The report, by the Institute for Public Policy Research (IPPR), said government finances would also benefit by more than a billion pounds a year.

Its study said childcare costs have risen by 77% over the past decade, with a part-time nursery place costing more than £100 a week.

The government says it plans to increase support for childcare in 2015.

The IPPR, a left-of-centre think tank, said the number of nurseries offering full-day care has halved since 2008.

As a result, the report said that the UK's record on employing mothers had fallen behind many other countries.

The maternal employment rate for mothers with a youngest child between the age of three and five is 58% in the UK.

The average across the 34 countries in the Organisation for Economic Co-operation and Development (OECD) is 64%.


If the UK were to come into line with the rest of the OECD, an extra 150,000 mothers could be in work, said the report.

Start Quote

From 2015, tax-free childcare will benefit up to 2.5 million working families, massively expanding support compared with the current system”

End Quote Government statement

If mothers were able to get jobs as freely as all women - which the IPPR says is already the situation in some Nordic countries - 570,000 extra women could be in work.

"Too many mothers are missing from work, in large part because there is a lack of affordable childcare," said Dalia Ben-Galim, an IPPR associate director.

Flexibility of childcare was a particular problem for many mothers, said the report.

Many day-care centres do not provide cover before 8am, or after 6pm.

Even where such care is provided, it is not always covered by the government's childcare voucher system.
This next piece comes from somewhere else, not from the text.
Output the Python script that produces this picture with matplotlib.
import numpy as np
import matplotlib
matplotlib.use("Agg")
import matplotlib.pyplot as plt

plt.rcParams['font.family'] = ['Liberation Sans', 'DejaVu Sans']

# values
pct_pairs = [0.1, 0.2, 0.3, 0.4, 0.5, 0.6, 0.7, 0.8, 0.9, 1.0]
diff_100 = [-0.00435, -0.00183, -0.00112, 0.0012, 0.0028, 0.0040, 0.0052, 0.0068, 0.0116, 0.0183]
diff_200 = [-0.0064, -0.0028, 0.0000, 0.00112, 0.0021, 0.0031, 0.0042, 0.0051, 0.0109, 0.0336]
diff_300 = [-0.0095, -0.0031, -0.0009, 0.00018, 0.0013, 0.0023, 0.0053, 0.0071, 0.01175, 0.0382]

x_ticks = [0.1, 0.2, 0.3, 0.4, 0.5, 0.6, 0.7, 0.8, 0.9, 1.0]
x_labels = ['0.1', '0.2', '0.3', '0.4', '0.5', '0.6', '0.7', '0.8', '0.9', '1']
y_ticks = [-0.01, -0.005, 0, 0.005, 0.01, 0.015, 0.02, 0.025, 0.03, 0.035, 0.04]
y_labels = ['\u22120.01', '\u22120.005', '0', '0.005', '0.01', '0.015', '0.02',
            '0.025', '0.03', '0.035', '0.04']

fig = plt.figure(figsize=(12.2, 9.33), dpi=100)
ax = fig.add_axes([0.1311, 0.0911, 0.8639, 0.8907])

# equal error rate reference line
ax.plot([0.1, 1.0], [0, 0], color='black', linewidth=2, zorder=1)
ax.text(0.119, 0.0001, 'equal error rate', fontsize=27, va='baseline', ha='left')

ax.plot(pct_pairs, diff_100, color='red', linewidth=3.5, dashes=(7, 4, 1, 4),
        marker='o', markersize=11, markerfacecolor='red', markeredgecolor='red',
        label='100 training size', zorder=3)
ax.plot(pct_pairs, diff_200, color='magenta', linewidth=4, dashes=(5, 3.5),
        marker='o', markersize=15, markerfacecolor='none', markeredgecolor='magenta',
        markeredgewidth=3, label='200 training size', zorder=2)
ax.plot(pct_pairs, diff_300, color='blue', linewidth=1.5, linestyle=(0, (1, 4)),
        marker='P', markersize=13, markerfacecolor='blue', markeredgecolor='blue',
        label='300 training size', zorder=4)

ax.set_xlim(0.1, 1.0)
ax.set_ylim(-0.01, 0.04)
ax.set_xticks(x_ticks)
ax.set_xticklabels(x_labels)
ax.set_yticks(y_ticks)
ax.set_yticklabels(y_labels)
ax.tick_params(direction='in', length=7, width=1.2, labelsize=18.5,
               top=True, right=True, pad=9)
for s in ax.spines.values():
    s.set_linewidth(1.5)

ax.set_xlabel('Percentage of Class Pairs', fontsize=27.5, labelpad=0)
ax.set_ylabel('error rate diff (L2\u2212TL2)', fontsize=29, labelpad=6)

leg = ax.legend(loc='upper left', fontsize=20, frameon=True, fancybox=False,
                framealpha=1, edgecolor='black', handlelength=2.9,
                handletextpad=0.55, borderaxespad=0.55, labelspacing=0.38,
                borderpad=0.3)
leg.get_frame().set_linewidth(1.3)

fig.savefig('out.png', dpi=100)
The IPPR also said that the current help - 15 hours of free childcare for three and four year-olds - tends to help mothers already in work, but does little to encourage mothers back to work.

Extra support

The study suggests government finances would also benefit substantially if more mothers went to work, through a combination of increased tax revenues and lower benefit payments.

"We could see fiscal gains of well over a billion pounds; maybe £1.5bn over the coming years," the IPPR's Graeme Cooke told the BBC.

In response, the government said it was already spending £2bn on childcare support, and would be investing an extra £200m under Universal Credit.

Currently, parents have to work at least 16 hours a week to receive the vouchers.

But as Universal Credit is phased in, parents will be able to claim for every hour they work.

This should enable an extra 100,000 families to claim support.

In addition to that, the government has consulted about a new scheme to provide support for up to 20% of a working family's childcare costs. It would be worth up to £1,200 per child.

A Treasury spokeswoman told the BBC that details of the scheme would be announced in due course.

A government statement said: "From 2015, tax-free childcare will benefit up to 2.5 million working families, massively expanding support compared with the current system."